Go through the entries below and copy each line containing the word "script".

Dataset records:
──────────────────────────────

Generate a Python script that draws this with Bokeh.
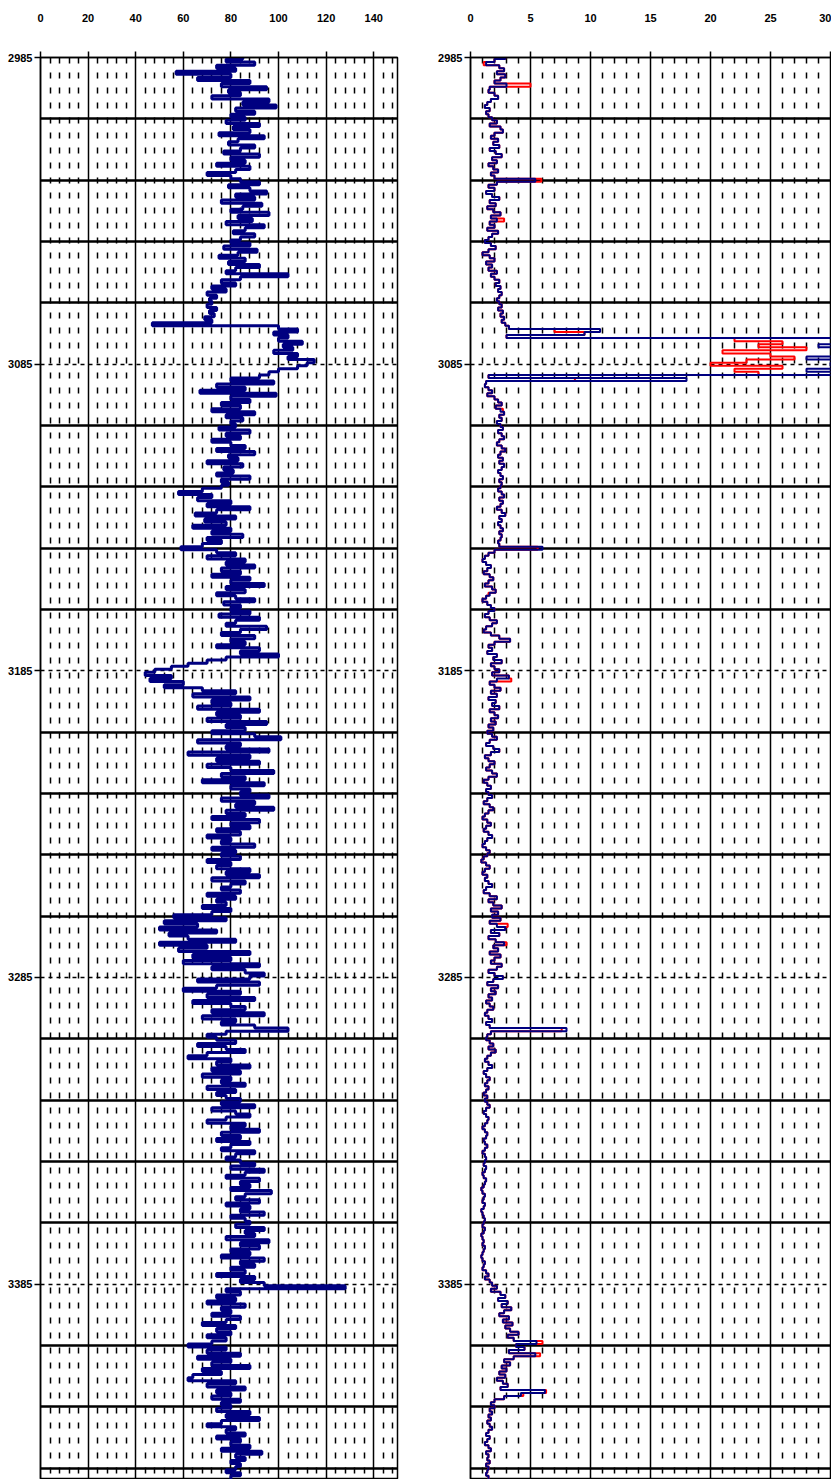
import numpy as np
from bokeh.plotting import figure
from bokeh.models import Range1d, FixedTicker, Grid
from bokeh.layouts import row
from bokeh.embed import file_html
from bokeh.resources import INLINE

# ---------------- data ----------------
DEPTH_TOP = 2985
DEPTH_BOTTOM = 3448.7
depth_labels = [2985, 3085, 3185, 3285, 3385]
left_ticks = [0, 20, 40, 60, 80, 100, 120, 140]
right_ticks = [0, 5, 10, 15, 20, 25, 30]

# left track curve, one value per metre from 2985
gr_values = [
    85, 78, 90, 74, 82, 57, 80, 66, 88, 76, 95, 79, 84, 72, 96, 85, 99, 82, 90, 80,
    86, 78, 92, 81, 88, 75, 94, 83, 79, 90, 84, 77, 92, 80, 86, 74, 88, 82, 70, 80,
    84, 92, 79, 88, 95, 82, 90, 76, 93, 85, 80, 96, 83, 89, 78, 94, 86, 81, 90, 84,
    80, 88, 77, 91, 83, 75, 86, 79, 92, 82, 78, 104, 84, 76, 82, 72, 78, 70, 74, 71,
    72, 70, 74, 71, 73, 69, 72, 47, 100, 108, 98, 104, 100, 110, 102, 106, 98, 108, 104, 115,
    112, 108, 100, 96, 92, 80, 98, 74, 86, 67, 99, 80, 88, 76, 84, 72, 90, 78, 85, 80,
    82, 75, 88, 78, 84, 72, 80, 86, 74, 90, 79, 83, 70, 85, 77, 81, 74, 88, 76, 79,
    76, 68, 58, 72, 66, 80, 70, 88, 74, 65, 82, 69, 78, 64, 80, 72, 85, 70, 76, 68,
    59, 74, 82, 70, 86, 78, 90, 76, 84, 72, 88, 80, 94, 78, 86, 74, 82, 90, 77, 84,
    80, 88, 75, 92, 82, 78, 95, 84, 76, 90, 80, 86, 74, 92, 84, 100, 78, 70, 62, 55,
    48, 44, 55, 46, 60, 52, 68, 82, 64, 88, 72, 80, 66, 92, 74, 84, 70, 95, 78, 86,
    72, 90, 101, 66, 84, 78, 96, 62, 88, 74, 92, 70, 80, 98, 76, 86, 68, 94, 80, 88,
    84, 96, 76, 90, 82, 98, 78, 86, 72, 92, 80, 88, 74, 84, 70, 80, 76, 90, 72, 82,
    76, 84, 70, 80, 74, 88, 78, 92, 72, 86, 80, 76, 84, 70, 82, 74, 78, 68, 80, 72,
    56, 78, 52, 66, 50, 74, 54, 62, 82, 50, 70, 58, 88, 64, 80, 60, 92, 72, 86, 94,
    88, 66, 92, 74, 60, 84, 70, 90, 64, 80, 86, 72, 94, 68, 82, 76, 90, 104, 78, 70,
    74, 82, 66, 78, 86, 70, 62, 80, 74, 88, 72, 84, 68, 80, 76, 86, 70, 82, 74, 78,
    84, 76, 90, 72, 82, 88, 78, 70, 86, 80, 92, 76, 84, 74, 88, 80, 76, 90, 82, 78,
    84, 90, 80, 94, 86, 78, 92, 84, 88, 80, 97, 86, 82, 92, 78, 88, 84, 94, 80, 86,
    88, 82, 94, 86, 90, 78, 96, 84, 92, 80, 88, 76, 94, 84, 90, 80, 86, 74, 90, 84,
    94, 128, 78, 84, 74, 82, 70, 86, 76, 80, 72, 84, 78, 68, 82, 74, 80, 70, 78, 72,
    62, 78, 70, 84, 66, 80, 72, 88, 68, 76, 64, 62, 82, 70, 86, 74, 80, 72, 84, 76,
    80, 74, 88, 78, 92, 76, 70, 82, 78, 86, 74, 84, 80, 88, 76, 93, 82, 86, 80, 84, 82, 78, 84, 80,
]

# right track, blue curve, one value per metre from 2985
res_blue = [
    2.9, 2.0, 1.3, 2.4, 2.8, 2.2, 2.9, 2.5, 2.0, 3.0, 1.6, 1.5, 2.0, 2.3, 1.7, 1.4, 1.2, 1.6, 1.3, 1.5,
    1.8, 2.2, 1.6, 2.5, 2.7, 2.0, 1.7, 2.3, 1.9, 2.4, 1.6, 2.1, 2.6, 1.8, 2.2, 1.5, 1.9, 2.3, 1.7, 2.0,
    5.4, 2.2, 1.5, 2.0, 1.3, 1.8, 2.4, 1.6, 2.1, 1.4, 1.9, 2.5, 1.7, 2.2, 1.6, 2.0, 1.4, 2.3, 1.8, 1.5,
    1.2, 1.7, 2.1, 1.5, 1.0, 1.6, 2.0, 1.3, 1.8, 1.5, 2.2, 1.7, 2.0, 2.4, 2.1, 2.5, 2.3, 2.6, 2.4, 2.2,
    2.4, 2.6, 2.3, 2.7, 2.5, 2.8, 2.6, 2.9, 3.2, 10.8, 9.5, 3.0, 35, 32, 29, 35, 31, 35, 28, 33,
    30, 35, 28, 35, 1.5, 18, 1.3, 1.2, 1.5, 1.8, 1.4, 2.0, 2.3, 2.6, 2.1, 2.5, 2.8, 2.4, 2.6, 2.2,
    2.5, 2.7, 2.3, 2.6, 2.8, 2.4, 2.2, 2.6, 2.9, 2.5, 2.3, 2.7, 2.4, 2.8, 2.6, 2.3, 2.5, 2.7, 2.4, 2.6,
    2.5, 2.3, 2.6, 2.8, 2.4, 2.7, 2.5, 2.2, 2.6, 2.9, 2.4, 2.6, 2.3, 2.5, 2.7, 2.4, 2.6, 2.5, 2.3, 2.4,
    6.0, 2.0, 1.5, 1.2, 1.0, 1.3, 1.7, 1.4, 1.1, 1.6, 1.9, 1.5, 1.2, 1.8, 2.1, 1.6, 1.3, 1.0, 1.4, 1.7,
    2.0, 1.5, 1.2, 1.6, 2.2, 1.8, 1.3, 1.1, 1.7, 2.4, 3.3, 2.0, 1.5, 1.8, 1.4, 2.2, 1.9, 2.6, 1.7, 2.0,
    2.4, 1.8, 3.2, 2.2, 1.6, 2.0, 2.5, 1.7, 2.2, 1.5, 2.1, 1.8, 2.4, 1.6, 2.0, 2.3, 1.7, 2.1, 1.5, 1.9,
    1.4, 1.8, 2.2, 1.6, 1.3, 1.9, 2.4, 1.7, 1.2, 1.5, 2.0, 1.6, 1.3, 1.8, 2.2, 1.5, 1.1, 1.4, 1.7, 1.3,
    1.5, 1.8, 1.4, 1.1, 1.6, 1.9, 1.5, 1.2, 1.0, 1.4, 1.7, 1.3, 1.1, 1.5, 1.8, 1.4, 1.2, 1.0, 1.3, 1.6,
    1.4, 1.1, 0.9, 1.3, 1.6, 1.2, 1.0, 1.4, 1.2, 1.5, 1.8, 1.3, 1.1, 1.6, 2.2, 1.5, 1.9, 2.6, 1.7, 2.3,
    1.8, 2.5, 1.6, 2.2, 2.9, 1.7, 2.4, 1.5, 2.1, 2.8, 1.9, 2.3, 1.6, 2.5, 2.0, 1.7, 2.6, 2.2, 1.5, 2.0,
    2.7, 1.9, 1.4, 2.3, 1.7, 2.1, 1.5, 1.8, 1.3, 1.6, 1.9, 1.4, 1.2, 1.5, 1.8, 1.3, 1.6, 8.0, 1.7, 1.4,
    1.3, 1.6, 1.9, 1.5, 2.1, 1.7, 1.4, 1.2, 1.5, 1.8, 1.4, 1.1, 1.3, 1.6, 1.4, 1.2, 1.5, 1.3, 1.1, 1.4,
    1.2, 1.4, 1.6, 1.3, 1.1, 1.3, 1.5, 1.4, 1.2, 1.0, 1.2, 1.4, 1.3, 1.1, 1.2, 1.4, 1.2, 1.0, 1.2, 1.3,
    1.2, 1.1, 1.3, 1.2, 1.0, 1.1, 1.3, 1.2, 1.1, 0.9, 1.0, 1.2, 1.1, 1.0, 1.2, 1.1, 0.9, 1.0, 1.1, 1.2,
    1.1, 1.0, 1.2, 1.1, 0.9, 1.0, 1.1, 1.0, 1.2, 1.1, 1.0, 0.9, 1.0, 1.2, 1.1, 1.0, 1.3, 1.5, 1.2, 1.6,
    1.8, 2.2, 1.7, 2.5, 2.9, 2.3, 3.1, 2.6, 3.4, 2.8, 2.4, 3.2, 2.7, 3.5, 2.9, 3.3, 4.0, 3.1, 3.6, 5.5,
    3.8, 4.5, 3.2, 5.4, 3.6, 2.8, 3.3, 2.6, 3.0, 2.4, 2.9, 2.2, 2.7, 3.1, 2.5, 6.2, 4.2, 2.8, 2.0, 1.7,
    2.0, 1.6, 1.8, 1.5, 1.7, 1.4, 1.6, 1.8, 1.5, 1.3, 1.6, 1.4, 1.2, 1.5, 1.7, 1.3, 1.5, 1.4, 1.6, 1.3, 1.5, 1.4, 1.3, 1.5,
]

# right track, red curve: equal to the blue one except at these depths
res_red_diff = {
    2987: 1.1, 2994: 5.0, 3025: 5.9, 3038: 2.8, 3074: 7.0,
    3077: 22, 3078: 26, 3079: 24, 3080: 28, 3081: 21, 3082: 25, 3083: 27,
    3084: 23, 3085: 20, 3086: 26, 3087: 22, 3088: 24, 3090: 8.7, 3100: 2.7,
    3145: 5.6, 3160: 1.5, 3188: 3.4, 3230: 1.9, 3268: 3.1, 3274: 3.0,
    3302: 7.6, 3404: 6.0, 3408: 5.8, 3420: 6.3, 3421: 4.4,
}

NAVY = "#000080"
RED = "#ff0000"
FONT = "Liberation Sans"


def step_xy(values):
    vals = np.asarray(values, dtype=float)
    depths = DEPTH_TOP + np.arange(len(vals))
    ys = np.repeat(depths, 2) + np.tile([-0.5, 0.5], len(vals))
    xs = np.repeat(vals, 2)
    return xs, ys


def make_track(x_end, ticks, major_step, minor_step, width, b_left, b_right):
    p = figure(width=width, height=1479,
               x_range=Range1d(0, x_end),
               y_range=Range1d(DEPTH_BOTTOM, DEPTH_TOP),
               x_axis_location="above",
               output_backend="svg", toolbar_location=None,
               min_border_left=b_left, min_border_right=b_right,
               min_border_top=57, min_border_bottom=0)
    p.background_fill_color = "white"
    p.border_fill_color = "white"
    p.outline_line_color = "black"
    p.outline_line_width = 1.5

    p.xaxis.ticker = FixedTicker(ticks=ticks, minor_ticks=[])
    p.yaxis.ticker = FixedTicker(ticks=depth_labels, minor_ticks=[])
    for ax in (p.xaxis, p.yaxis):
        ax.major_tick_out = 6
        ax.major_tick_in = 0
        ax.minor_tick_out = 0
        ax.minor_tick_in = 0
        ax.major_tick_line_color = "black"
        ax.major_tick_line_width = 1.5
        ax.axis_line_color = "black"
        ax.axis_line_width = 1.5
        ax.major_label_text_font = FONT
        ax.major_label_text_font_style = "bold"
        ax.major_label_text_font_size = "11px"
        ax.major_label_text_color = "black"
    p.xaxis.major_label_standoff = 30
    p.yaxis.major_label_standoff = 2

    p.xgrid.grid_line_color = None
    p.ygrid.grid_line_color = None

    n_major = int(round(x_end / major_step))
    majors = [major_step * i for i in range(1, n_major + 1) if major_step * i < x_end]
    n_minor = int(round(x_end / minor_step))
    minors = [minor_step * i for i in range(1, n_minor + 1)
              if (i * minor_step) % major_step != 0 and minor_step * i < x_end]
    h_major = [d for d in range(DEPTH_TOP + 20, int(DEPTH_BOTTOM) + 1, 20) if d not in depth_labels]

    p.add_layout(Grid(dimension=0, ticker=FixedTicker(ticks=minors),
                      grid_line_color="black", grid_line_width=1.5, grid_line_dash="6 9"))
    p.add_layout(Grid(dimension=0, ticker=FixedTicker(ticks=majors),
                      grid_line_color="black", grid_line_width=1.5))
    p.add_layout(Grid(dimension=1, ticker=FixedTicker(ticks=h_major),
                      grid_line_color="black", grid_line_width=2.5))
    p.add_layout(Grid(dimension=1, ticker=FixedTicker(ticks=depth_labels[1:]),
                      grid_line_color="black", grid_line_width=1.5, grid_line_dash="4 4"))
    return p


# left track
p1 = make_track(150, left_ticks, 20, 4, 420, 40, 23)
x1, y1 = step_xy(gr_values)
p1.line(x1, y1, line_color=NAVY, line_width=3)

# right track
p2 = make_track(30, right_ticks, 5, 1, 411, 50, 1)
res_red = list(res_blue)
for d, v in res_red_diff.items():
    res_red[d - DEPTH_TOP] = v
xr, yr = step_xy(res_red)
p2.line(xr, yr, line_color=RED, line_width=2)
xb, yb = step_xy(res_blue)
p2.line(xb, yb, line_color=NAVY, line_width=2)

layout = row(p1, p2, spacing=0)
open("out.html", "w").write(file_html(layout, INLINE))
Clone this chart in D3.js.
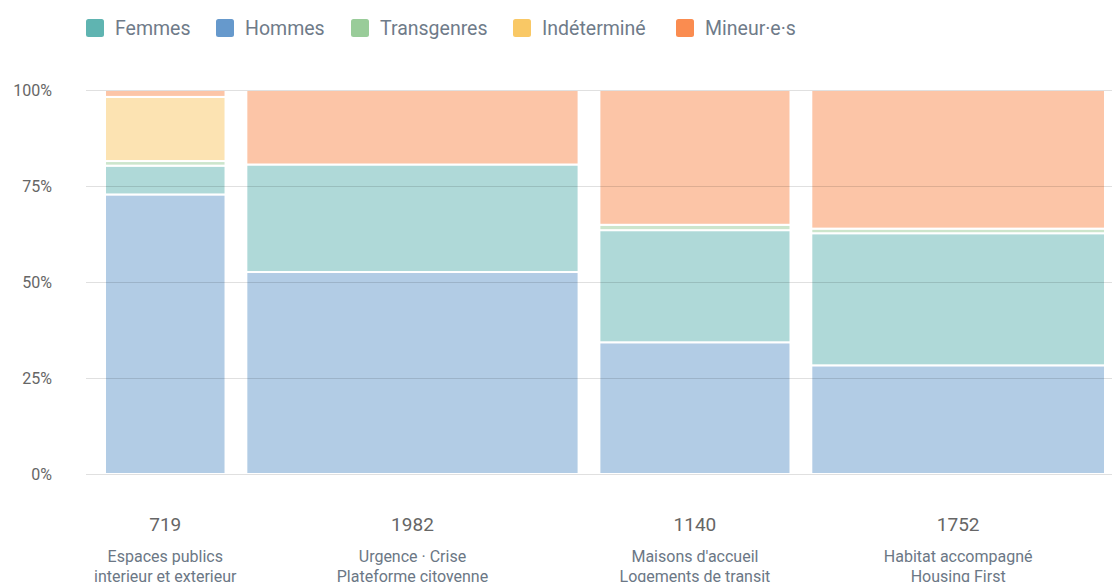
<!DOCTYPE html>
<html>
<head>
<meta charset="utf-8">
<script src="https://cdn.jsdelivr.net/npm/d3@7"></script>
<style>
  body { margin: 0; background: #fff; font-family: Roboto, "Noto Sans", sans-serif; }
  svg { display: block; }
</style>
</head>
<body>
<div id="chart"></div>
<script>
// Categories and totals (bar widths)
const categories = [
  ['Espaces publics', 'interieur et exterieur'],
  ['Urgence · Crise', 'Plateforme citoyenne'],
  ["Maisons d'accueil", 'Logements de transit'],
  ['Habitat accompagné', 'Housing First']
];
const totals = [719, 1982, 1140, 1752];

// Series (share of each bar, in %)
const seriesNames = ['Femmes', 'Hommes', 'Transgenres', 'Indéterminé', 'Mineur·e·s'];
const seriesColors = ['#5fb4b1', '#6699cc', '#99cc99', '#f9c865', '#fa8c50'];
const hommes      = [72.8, 52.6, 34.3, 28.3];
const femmes      = [7.5, 28.0, 29.2, 34.4];
const transgenres = [1.2, 0, 1.4, 1.2];
const indetermine = [16.7, 0, 0, 0];
const mineurs     = [1.8, 19.4, 35.1, 36.1];

const yTicks = [0, 25, 50, 75, 100];

const W = 1112, H = 582;
const plotLeft = 105, plotRight = 1105, plotTop = 90, plotBottom = 474, gap = 20.8;

const svg = d3.select('#chart').append('svg')
  .attr('width', W)
  .attr('height', H);

// stack order bottom -> top
const stackOrder = [
  { name: 'Hommes', values: hommes },
  { name: 'Femmes', values: femmes },
  { name: 'Transgenres', values: transgenres },
  { name: 'Indéterminé', values: indetermine },
  { name: 'Mineur·e·s', values: mineurs }
];
const color = d3.scaleOrdinal().domain(seriesNames).range(seriesColors);

const totalSum = d3.sum(totals);
const x = d3.scaleLinear()
  .domain([0, totalSum])
  .range([plotLeft, plotRight - gap * (totals.length - 1)]);
const y = d3.scaleLinear().domain([0, 100]).range([plotBottom, plotTop]);

const starts = totals.map((_, i) => d3.sum(totals.slice(0, i)));
const barX0 = i => x(starts[i]) + i * gap;
const barX1 = i => x(starts[i] + totals[i]) + i * gap;

// Bars
const rows = [];
totals.forEach((t, i) => {
  let acc = 0;
  stackOrder.forEach(s => {
    const v = s.values[i];
    if (v > 0) rows.push({ i, name: s.name, y0: acc, y1: acc + v });
    acc += v;
  });
});

svg.append('g')
  .selectAll('rect')
  .data(rows)
  .enter()
  .append('rect')
  .attr('x', d => barX0(d.i))
  .attr('width', d => barX1(d.i) - barX0(d.i))
  .attr('y', d => y(d.y1))
  .attr('height', d => y(d.y0) - y(d.y1))
  .attr('fill', d => color(d.name))
  .attr('fill-opacity', 0.5)
  .attr('stroke', '#fff')
  .attr('stroke-width', 2);

// Grid + y axis (drawn over bars)
const yAxis = svg.append('g')
  .attr('transform', `translate(86,0)`)
  .call(d3.axisLeft(y).tickValues(yTicks).tickSize(-(W - 86)).tickFormat(d => d + '%').tickPadding(34));
yAxis.select('.domain').remove();
yAxis.selectAll('.tick line')
  .attr('stroke', '#000')
  .attr('stroke-opacity', 0.12);
yAxis.selectAll('.tick text')
  .attr('fill', '#666')
  .style('font-size', '16px')
  .style('font-family', 'Roboto, sans-serif');

// Totals under bars
svg.append('g')
  .selectAll('text')
  .data(totals)
  .enter()
  .append('text')
  .attr('x', (_, i) => (barX0(i) + barX1(i)) / 2)
  .attr('y', 531)
  .attr('text-anchor', 'middle')
  .attr('fill', '#666')
  .style('font-size', '19px')
  .text(d => d);

// Category labels
const catG = svg.append('g')
  .selectAll('text')
  .data(categories)
  .enter()
  .append('text')
  .attr('text-anchor', 'middle')
  .attr('fill', '#6b7785')
  .style('font-size', '16px');
catG.selectAll('tspan')
  .data((d, i) => d.map(line => ({ line, i })))
  .enter()
  .append('tspan')
  .attr('x', d => (barX0(d.i) + barX1(d.i)) / 2)
  .attr('y', (d, j) => 562 + j * 20)
  .text(d => d.line);

// Legend
const legendX = [86, 216, 351, 513, 676];
const legend = svg.append('g')
  .selectAll('g')
  .data(seriesNames)
  .enter()
  .append('g')
  .attr('transform', (_, i) => `translate(${legendX[i]},19)`);
legend.append('rect')
  .attr('width', 18)
  .attr('height', 18)
  .attr('rx', 2.5)
  .attr('fill', d => color(d));
legend.append('text')
  .attr('x', 29)
  .attr('y', 15.7)
  .attr('fill', '#6f7b89')
  .style('font-size', '19.5px')
  .text(d => d);
</script>
</body>
</html>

──────────────────────────────

Full response:
Generate a Python script that draws this with Bokeh.
<script src="https://cdn.jsdelivr.net/npm/d3@7"></script>
<script>
</script>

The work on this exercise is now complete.